ImageGen-CoT: Enhancing Text-to-Image In-context Learning with Chain-of-Thought Reasoning

TL;DR

This work tackles Text-to-Image In-context Learning by introducing ImageGen-CoT, a chain-of-thought reasoning prior to image generation that is automatically constructed and used to fine-tune Unified Multimodal LLMs. It combines a two-stage inference, an automated dataset-construction pipeline, and test-time Best-of-N and hybrid scaling to drastically improve T2I-ICL performance on benchmarks like CoBSAT and DreamBench++. Key findings show substantial gains from prompting, further improvements from fine-tuning with the ImageGen-CoT dataset, and additional boosts from hybrid scaling, establishing a new paradigm for multimodal reasoning and generation with practical impact on in-context learning and personalization tasks.

Abstract

In this work, we study the problem of Text-to-Image In-Context Learning (T2I-ICL). While Unified Multimodal LLMs (MLLMs) have advanced rapidly in recent years, they struggle with contextual reasoning in T2I-ICL scenarios. To address this limitation, we propose a novel framework that incorporates a thought process called ImageGen-CoT prior to image generation. To avoid generating unstructured ineffective reasoning steps, we develop an automatic pipeline to curate a high-quality ImageGen-CoT dataset. We then fine-tune MLLMs using this dataset to enhance their contextual reasoning capabilities.

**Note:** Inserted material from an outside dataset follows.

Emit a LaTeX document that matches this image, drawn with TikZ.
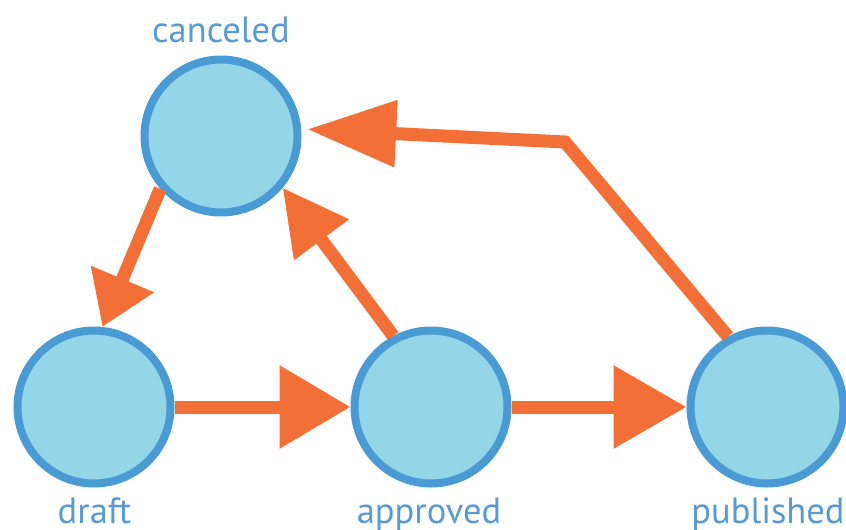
\documentclass[tikz,border=0pt]{standalone}
\usepackage{fontspec}
\setmainfont{PT Sans}
\usetikzlibrary{arrows.meta}
\definecolor{statefill}{HTML}{94D5E8}
\definecolor{stateline}{HTML}{4A9AD4}
\definecolor{flow}{HTML}{F27038}
\definecolor{labelblue}{HTML}{5A9AD2}
\tikzset{
  state/.style={circle, draw=stateline, fill=statefill, line width=8pt, minimum size=153pt, inner sep=0pt},
  statelabel/.style={text=labelblue, font=\fontsize{36.5}{40}\selectfont, anchor=base, inner sep=0pt},
  flowline/.style={draw=flow, line width=13pt, line join=miter},
}
\begin{document}
\begin{tikzpicture}[x=1pt, y=-1pt]
  \useasboundingbox (0,0) rectangle (846,530);

  % states
  \node[state] (canceled)  at (221,136) {};
  \node[state] (draft)     at (94,407)  {};
  \node[state] (approved)  at (431,407) {};
  \node[state] (published) at (767,407) {};

  % state names
  \node[statelabel] (lcanceled)  at (221,42)  {canceled};
  \node[statelabel] (ldraft)     at (94.5,523) {draft};
  \node[statelabel] (lapproved)  at (429,523) {approved};
  \node[statelabel] (lpublished) at (768,523) {published};

  % transitions
  \coordinate (bend) at (565,142);
  \draw[flowline, -{Triangle[length=71pt,width=80pt]}] (draft.east) -- (approved.west);
  \draw[flowline, -{Triangle[length=73pt,width=80pt]}] (approved.east) -- (published.west);
  \draw[flowline, -{Triangle[length=52pt,width=65pt]}] (canceled.221) -- (draft.84);
  \draw[flowline, -{Triangle[length=65pt,width=65pt]}] (approved.118) -- (canceled.320);
  \draw[flowline, shorten >=6pt, -{Triangle[length=89pt,width=64pt]}] (published.119) -- (bend) -- (canceled.5);
\end{tikzpicture}
\end{document}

To further enhance performance, we explore test-time scale-up strategies and propose a novel hybrid scaling approach. This approach first generates multiple ImageGen-CoT chains and then produces multiple images for each chain via sampling. Extensive experiments demonstrate the effectiveness of our proposed method. Notably, fine-tuning with the ImageGen-CoT dataset leads to a substantial 80\% performance gain for SEED-X on T2I-ICL tasks. See our project page at https://ImageGen-CoT.github.io/. Code and model weights will be open-sourced.

Paper Structure

This paper contains 24 sections, 9 equations, 4 figures, 6 tables.

Figures (4)

  • Figure 1: Performance comparison on CoBSAT and DreamBench++ benchmarks. Our method significantly improves SEED-X's performance through progressive enhancements: adding ImageGen-CoT, fine-tuning with the ImageGen-CoT dataset, and applying test-time scaling strategies.
  • Figure 2: Main Pipeline. (a) Data Collection Pipeline: An automated iterative process where the MLLM acts as Generator, Selector, Critic, and Refiner to produce high-quality ImageGen-CoT (reasoning chains) and aligned images. (b) Training Pipeline: Fine-tuning unified MLLMs on the collected ImageGen-CoT dataset to enhance contextual reasoning and image generation. (c) Test-Time Scaling: Strategies for performance improvement via hybrid scaling during inference.
  • Figure 3: Test-time scaling strategies comparison. We conducted a comprehensive evaluation of three distinct scaling strategies: Multi-Chain Scaling, Single-Chain Scaling, and Hybrid Scaling, examining their performance across varying numbers of generated outputs (N=2,4,8,16). The experimental results are presented in two figures, with the left figure showing results on CoBSAT and the right figure displaying results on Dreambench++. The red numbers indicate the performance improvements achieved by Hybrid Scaling compared to Single-Chain Scaling.
  • Figure 4: Qualitative Results. Comparison of generation results on COBSAT (top) and Dreambench+ (bottom) using baseline SEED-X, SEED-X with ImageGen-CoT prompting, and SEED-X fine-tuned with ImageGen-CoT dataset.